→ **Required task**
Please print exactly the lines below, from the start of the material up to and including the line with "const rhThetaET=[794,693,576,460,268];", but none of the pictures.
§
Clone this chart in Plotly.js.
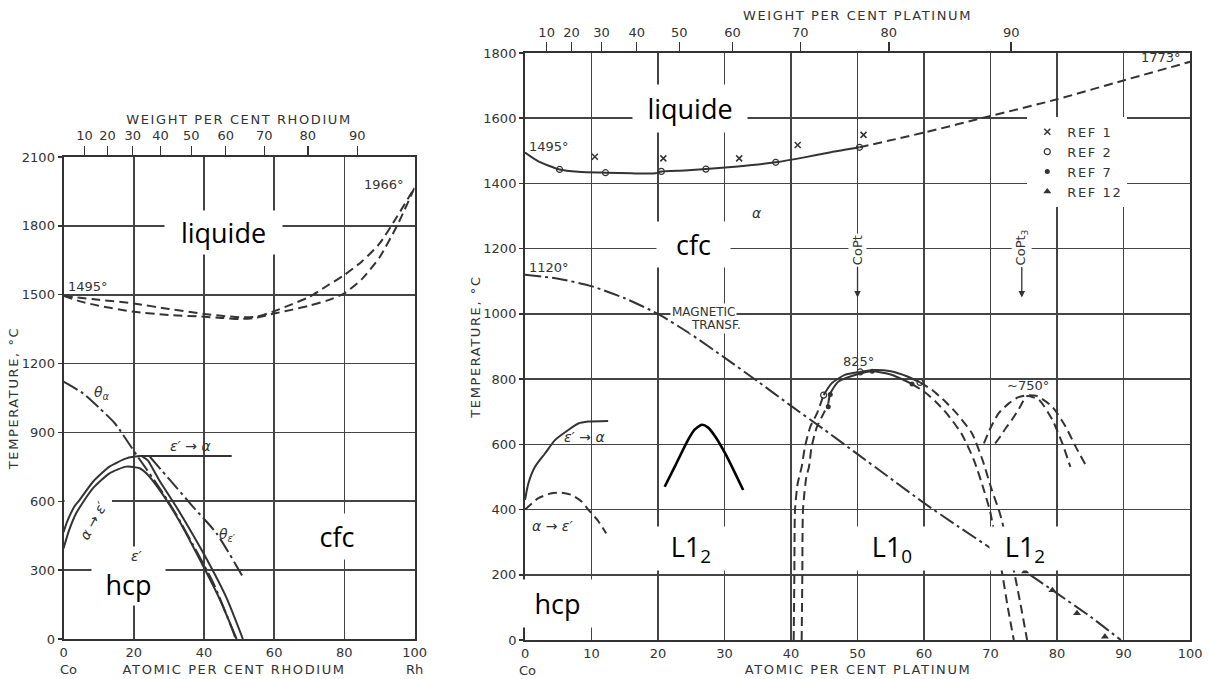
<!DOCTYPE html>
<html><head><meta charset="utf-8">
<script src="https://cdn.plot.ly/plotly-3.0.1.min.js"></script>
<style>
html,body{margin:0;padding:0;background:#fff;}
#chart{width:1210px;height:679px;}
.xtitle,.x2title,.x3title,.x4title,.ytitle,.y2title{letter-spacing:1.6px;}
.legendtext{letter-spacing:1.6px;}
g.annotation[data-index="0"] text, g.annotation[data-index="1"] text{letter-spacing:1.6px;}
</style></head>
<body><div id="chart"></div>
<script>
// ---------- Co-Rh (left) ----------
const rhBottomTicks=[0,20,40,60,80,100];
const rhTempTicks=[0,300,600,900,1200,1500,1800,2100];
const rhWtVals=[6.0,12.5,19.7,27.6,36.4,46.2,57.2,69.6,83.7];
const rhWtText=['10','20','30','40','50','60','70','80','90'];
const rhLiqX=[0,10,20,30,40,45,50,55,60,65,70,75,80,85,90,95,100];
const rhLiqT=[1495,1478,1462,1438,1416,1408,1402,1404,1428,1458,1490,1538,1586,1645,1722,1840,1966];
const rhSolX=[0,5,10,20,30,40,45,50,55,60,65,70,75,80,85,90,95,100];
const rhSolT=[1495,1470,1452,1426,1412,1404,1399,1394,1400,1418,1434,1452,1474,1506,1568,1662,1800,1966];
const rhUpX=[0,1,2,3,4.6,8.4,13.1,17.9,21.7,30,40,47.9];
const rhUpT=[465,510,545,575,606,685,751,787,797,797,797,797];
const rhDownX=[22.3,24,25.5,27.4,32.2,36.9,41.7,46.5,51.1];
const rhDownT=[797,778,740,688,574,453,322,177,0];
const rhLowX=[0,1.5,3.6,8.4,13.1,17.9,21.7,23.6,28.4,33.1,38.9,44.6,49.3];
const rhLowT=[395,470,548,657,722,751,744,722,627,511,344,170,0];
const rhThetaAX=[0,5.5,10.3,14.6,20.8,27.4,32.2,36.9,42.7,48.4,49];
const rhThetaAT=[1121,1071,1005,940,802,657,540,410,243,29,0];
const rhThetaEX=[24.6,30.3,36.9,43.6,51.2];
const rhThetaET=[794,693,576,460,268];

// ---------- Co-Pt (right) ----------
const ptBottomTicks=[0,10,20,30,40,50,60,70,80,90,100];
const ptTempTicks=[0,200,400,600,800,1000,1200,1400,1600,1800];
const ptWtVals=[3.25,7.0,11.5,16.8,23.2,31.2,41.4,54.7,73.1];
const ptWtText=['10','20','30','40','50','60','70','80','90'];
const ptLiqSolidX=[0,2,5.2,8,12.1,16,19.6,20.5,24,27.2,32,37.7,42,46,50.3];
const ptLiqSolidT=[1495,1468,1443,1436,1433,1431,1431,1437,1440,1444,1452,1465,1480,1496,1511];
const ptLiqDashX=[50.3,60,70,80,90,100];
const ptLiqDashT=[1511,1556,1607,1658,1716,1773];
const magX=[0,5,10,15,20,25,30,35,40,45,50,55,60,65,70,75.2,80,85,89.6];
const magT=[1120,1108,1085,1048,1000,937,866,793,718,645,570,495,420,350,282,210,143,72,0];
const epsAlphaX=[0,0.5,1.5,3,4.5,6.5,8,9.5,12.5];
const epsAlphaT=[430,480,531,572,613,644,664,670,672];
const alphaEpsX=[0,2,4,5.5,7,8.5,9.5,11,12.2];
const alphaEpsT=[400,435,450,452,445,425,400,365,327];
const l10OutLeftX=[40.4,40.5,40.6,41.0,41.6,42.1,42.9,43.9,44.9];
const l10OutLeftT=[0,200,400,480,531,593,654,695,751];
const l10OutTopX=[44.9,46.1,48.1,50.4,52.5,55,57.5,59.4];
const l10OutTopT=[751,787,813,822,828,824,808,790];
const l10OutRightX=[59.4,61.2,63,64.9,67.2,68.8,70.2,71.4,72.5,73.6,74.6,75.5];
const l10OutRightT=[790,767,735,695,634,552,460,389,300,204,100,0];
const l10InLeftX=[41.6,41.7,41.8,42.3,42.7,43.1,43.9,44.9,45.6];
const l10InLeftT=[0,200,400,500,531,593,654,695,725];
const l10InTopX=[45.6,45.9,47.1,50,52.2,55,58.2];
const l10InTopT=[725,756,792,815,824,814,785];
const l10InRightX=[58.2,60,61.8,63.4,65.6,67.5,69,70,70.8,71.7,72.6,73.5];
const l10InRightT=[785,762,730,695,634,552,460,389,300,210,100,0];
const l12OutX=[69,70,71.2,72.7,74.2,75.4,77,79.3,81.3,82.8,84.3];
const l12OutT=[603,650,695,725,745,750,748,715,654,593,537];
const l12InX=[70.7,71.5,72.3,73.2,74.3,75.5,77.3,79.3,80.8,82];
const l12InT=[603,625,650,675,710,748,736,675,603,531];
const sketchX=[21,22.5,24.5,25.5,26.6,27.5,28.6,30.1,31.6,32.8];
const sketchT=[470,531,613,645,660,652,624,572,511,460];
const ref1X=[10.5,20.8,32.2,41,50.9];
const ref1T=[1482,1477,1477,1518,1549];
const ref2X=[5.2,12.1,20.5,27.2,37.7,50.3,44.9,50.4,59.4];
const ref2T=[1443,1433,1437,1444,1465,1511,751,822,790];
const ref7X=[45.6,45.9,52.2,58.2];
const ref7T=[715,753,824,785];
const ref12X=[75.2,79.3,83,87.2];
const ref12T=[210,153,82,10];

const INK='#333';
const DASH='9px,5px';
const DASHDOT='16px,4px,3px,4px';
function line(x,y,ax,dash,w,color){
  return {x:x,y:y,xaxis:ax[0],yaxis:ax[1],mode:'lines',type:'scatter',showlegend:false,hoverinfo:'skip',
    line:{color:color||INK,width:w||2,dash:dash||'solid',shape:'spline',smoothing:0.6}};
}
function axisHolder(vals,xa,ya){
  return {x:vals,y:vals.map(function(){return null;}),xaxis:xa,yaxis:ya,mode:'markers',type:'scatter',
    showlegend:false,hoverinfo:'skip',marker:{size:1,opacity:0}};
}
const L=['x','y'], R=['x2','y2'];
const traces=[
  line(rhLiqX,rhLiqT,L,DASH),
  line(rhSolX,rhSolT,L,DASH),
  line(rhUpX,rhUpT,L),
  line(rhDownX,rhDownT,L),
  line(rhLowX,rhLowT,L),
  line(rhThetaAX,rhThetaAT,L,DASHDOT),
  line(rhThetaEX,rhThetaET,L,DASHDOT),
  line(ptLiqSolidX,ptLiqSolidT,R),
  line(ptLiqDashX,ptLiqDashT,R,DASH),
  line(magX,magT,R,DASHDOT),
  line(epsAlphaX,epsAlphaT,R),
  line(alphaEpsX,alphaEpsT,R,DASH),
  line(l10OutLeftX,l10OutLeftT,R,DASH),
  line(l10OutTopX,l10OutTopT,R),
  line(l10OutRightX,l10OutRightT,R,DASH),
  line(l10InLeftX,l10InLeftT,R,DASH),
  line(l10InTopX,l10InTopT,R),
  line(l10InRightX,l10InRightT,R,DASH),
  line(l12OutX,l12OutT,R,DASH),
  line(l12InX,l12InT,R,DASH),
  line(sketchX,sketchT,R,'solid',2.6,'#000'),
  axisHolder(rhWtVals,'x3','y'),
  axisHolder(ptWtVals,'x4','y2'),
  {x:ref1X,y:ref1T,xaxis:'x2',yaxis:'y2',mode:'markers',type:'scatter',name:'REF 1',hoverinfo:'skip',
   marker:{symbol:'x-thin-open',size:6,color:INK,line:{color:INK,width:1.5}}},
  {x:ref2X,y:ref2T,xaxis:'x2',yaxis:'y2',mode:'markers',type:'scatter',name:'REF 2',hoverinfo:'skip',
   marker:{symbol:'circle-open',size:6,color:INK,line:{color:INK,width:1.2}}},
  {x:ref7X,y:ref7T,xaxis:'x2',yaxis:'y2',mode:'markers',type:'scatter',name:'REF 7',hoverinfo:'skip',
   marker:{symbol:'circle',size:5,color:INK}},
  {x:ref12X,y:ref12T,xaxis:'x2',yaxis:'y2',mode:'markers',type:'scatter',name:'REF 12',hoverinfo:'skip',
   marker:{symbol:'triangle-up',size:7,color:INK}}
];

const tf={family:'DejaVu Sans, sans-serif',size:13,color:INK};
const sf={family:'DejaVu Sans, sans-serif',size:12,color:INK};
const gf={family:'DejaVu Sans, sans-serif',size:14,color:INK,style:'italic'};
const bf={family:'Open Sans, sans-serif',size:27,color:'#000'};
const GRID='#444';
function baseX(domain,ticks,anchor){
  return {type:'linear',domain:domain,range:[0,100],tickvals:ticks,ticktext:ticks.map(String),ticks:'',showgrid:true,gridcolor:GRID,gridwidth:1.6,
    showline:true,mirror:true,linecolor:INK,linewidth:2,zeroline:false,anchor:anchor,tickfont:tf,fixedrange:true,ticklabelstandoff:0};
}
function baseY(domain,range,ticks,anchor){
  return {type:'linear',domain:domain,range:range,tickvals:ticks,ticks:'outside',ticklen:4,tickcolor:INK,tickwidth:1.5,showgrid:true,gridcolor:GRID,gridwidth:1.6,
    showline:true,mirror:true,linecolor:INK,linewidth:2,zeroline:false,anchor:anchor,tickfont:tf,fixedrange:true,
    title:{text:'TEMPERATURE, °C',font:tf,standoff:0}};
}
function topX(over,vals,text,title,standoff,lstand){
  return {type:'linear',overlaying:over,anchor:over==='x'?'y':'y2',side:'top',range:[0,100],tickvals:vals,ticktext:text,ticks:'outside',ticklen:10,
    tickwidth:1.5,tickcolor:INK,showgrid:false,zeroline:false,showline:false,tickfont:tf,fixedrange:true,ticklabelstandoff:lstand,
    title:{text:title,font:tf,standoff:standoff}};
}
function box(text,x,y,xr,yr,w,h){
  return {text:text,x:x,y:y,xref:xr,yref:yr,showarrow:false,bgcolor:'#fff',width:w,height:h,borderpad:0,font:bf,xanchor:'center',yanchor:'middle'};
}
function lab(text,x,y,xr,yr,opts){
  return Object.assign({text:text,x:x,y:y,xref:xr,yref:yr,showarrow:false,font:sf,xanchor:'center',yanchor:'middle'},opts||{});
}
const annotations=[
  lab('ATOMIC PER CENT RHODIUM',48.6,0.0147,'x','paper',{font:tf}),
  lab('ATOMIC PER CENT PLATINUM',50.1,0.0147,'x2','paper',{font:tf}),
  lab('Co',1.4,0.0147,'x','paper',{font:tf}),
  lab('Rh',100,0.0147,'x','paper',{font:tf}),
  lab('Co',0.4,0.0118,'x2','paper',{font:tf}),
  lab('Pt',100.7,0.0147,'x2','paper',{font:tf}),
  // left chart labels
  lab('1495°',0.8,1534,'x','y',{xanchor:'left',font:tf}),
  lab('1966°',97.6,1982,'x','y',{xanchor:'right',font:tf}),
  lab('θ<sub>α</sub>',11.1,1070,'x','y',{font:gf}),
  lab('ε′ → α',36.1,839,'x','y',{font:gf}),
  lab('α → ε′',8.4,514,'x','y',{font:gf,textangle:-61}),
  lab('θ<sub>ε′</sub>',46.7,453,'x','y',{font:gf}),
  lab('ε′',21,362,'x','y',{font:gf,bgcolor:'#fff'}),
  box('liquide',45.5,1769,'x','y',117,43),
  box('cfc',78,446,'x','y',60,45),
  box('hcp',18.4,240,'x','y',73,42),
  // right chart labels
  lab('1495°',0.3,1512,'x2','y2',{xanchor:'left',font:tf}),
  lab('1120°',0.3,1142,'x2','y2',{xanchor:'left',font:tf}),
  lab('1773°',98.9,1786,'x2','y2',{xanchor:'right',font:tf}),
  lab('α',34.9,1309,'x2','y2',{font:gf}),
  lab('MAGNETIC',26.8,1006,'x2','y2',{bgcolor:'#fff'}),
  lab('TRANSF.',28.7,966,'x2','y2',{bgcolor:'#fff'}),
  lab('825°',50.2,853,'x2','y2',{font:tf}),
  lab('~750°',75.6,779,'x2','y2',{font:tf}),
  lab('ε′ → α',9,624,'x2','y2',{font:gf}),
  lab('α → ε′',4.2,350,'x2','y2',{font:gf}),
  {text:'CoPt',x:50,y:1050,xref:'x2',yref:'y2',textangle:-90,showarrow:true,arrowhead:2,arrowsize:1,arrowwidth:1.3,arrowcolor:INK,
   ax:0,ay:-47,bgcolor:'#fff',font:tf},
  {text:'CoPt<sub>3</sub>',x:74.7,y:1050,xref:'x2',yref:'y2',textangle:-90,showarrow:true,arrowhead:2,arrowsize:1,arrowwidth:1.3,arrowcolor:INK,
   ax:0,ay:-50,bgcolor:'#fff',font:tf},
  box('liquide',24.8,1630,'x2','y2',114,47),
  box('cfc',25.3,1213,'x2','y2',73,45),
  box('hcp',4.9,112,'x2','y2',75,47),
  box('L1<sub>2</sub>',25,281,'x2','y2',72,43),
  box('L1<sub>0</sub>',55.2,281,'x2','y2',70,43),
  box('L1<sub>2</sub>',75.2,281,'x2','y2',70,43)
];
const shapes=[
  {type:'rect',xref:'x',yref:'y',x0:0.3,x1:13.8,y0:588,y1:612,fillcolor:'#fff',line:{width:0},layer:'between'}
];
const layout={
  width:1210,height:679,margin:{l:0,r:0,t:0,b:0},paper_bgcolor:'#fff',plot_bgcolor:'#fff',
  showlegend:true,
  legend:{x:0.849,y:0.828,xanchor:'left',yanchor:'top',bgcolor:'#fff',borderwidth:0,font:tf,tracegroupgap:0,itemwidth:30},
  xaxis:baseX([0.0525,0.3426],rhBottomTicks,'y'),
  yaxis:baseY([0.0589,0.7688],[0,2100],rhTempTicks,'x'),
  xaxis2:baseX([0.4339,0.9835],ptBottomTicks,'y2'),
  yaxis2:baseY([0.0574,0.9219],[0,1800],ptTempTicks,'x2'),
  xaxis3:topX('x',rhWtVals,rhWtText,'WEIGHT PER CENT RHODIUM',0,1),
  xaxis4:topX('x2',ptWtVals,ptWtText,'WEIGHT PER CENT PLATINUM',1,0),
  annotations:annotations,shapes:shapes
};
Plotly.newPlot('chart',traces,layout,{displayModeBar:false,staticPlot:true});
</script></body></html>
§
→ **Exercise answer**
Clone this chart in Plotly.js.
<!DOCTYPE html>
<html><head><meta charset="utf-8">
<script src="https://cdn.plot.ly/plotly-3.0.1.min.js"></script>
<style>
html,body{margin:0;padding:0;background:#fff;}
#chart{width:1210px;height:679px;}
.xtitle,.x2title,.x3title,.x4title,.ytitle,.y2title{letter-spacing:1.6px;}
.legendtext{letter-spacing:1.6px;}
g.annotation[data-index="0"] text, g.annotation[data-index="1"] text{letter-spacing:1.6px;}
</style></head>
<body><div id="chart"></div>
<script>
// ---------- Co-Rh (left) ----------
const rhBottomTicks=[0,20,40,60,80,100];
const rhTempTicks=[0,300,600,900,1200,1500,1800,2100];
const rhWtVals=[6.0,12.5,19.7,27.6,36.4,46.2,57.2,69.6,83.7];
const rhWtText=['10','20','30','40','50','60','70','80','90'];
const rhLiqX=[0,10,20,30,40,45,50,55,60,65,70,75,80,85,90,95,100];
const rhLiqT=[1495,1478,1462,1438,1416,1408,1402,1404,1428,1458,1490,1538,1586,1645,1722,1840,1966];
const rhSolX=[0,5,10,20,30,40,45,50,55,60,65,70,75,80,85,90,95,100];
const rhSolT=[1495,1470,1452,1426,1412,1404,1399,1394,1400,1418,1434,1452,1474,1506,1568,1662,1800,1966];
const rhUpX=[0,1,2,3,4.6,8.4,13.1,17.9,21.7,30,40,47.9];
const rhUpT=[465,510,545,575,606,685,751,787,797,797,797,797];
const rhDownX=[22.3,24,25.5,27.4,32.2,36.9,41.7,46.5,51.1];
const rhDownT=[797,778,740,688,574,453,322,177,0];
const rhLowX=[0,1.5,3.6,8.4,13.1,17.9,21.7,23.6,28.4,33.1,38.9,44.6,49.3];
const rhLowT=[395,470,548,657,722,751,744,722,627,511,344,170,0];
const rhThetaAX=[0,5.5,10.3,14.6,20.8,27.4,32.2,36.9,42.7,48.4,49];
const rhThetaAT=[1121,1071,1005,940,802,657,540,410,243,29,0];
const rhThetaEX=[24.6,30.3,36.9,43.6,51.2];
const rhThetaET=[794,693,576,460,268];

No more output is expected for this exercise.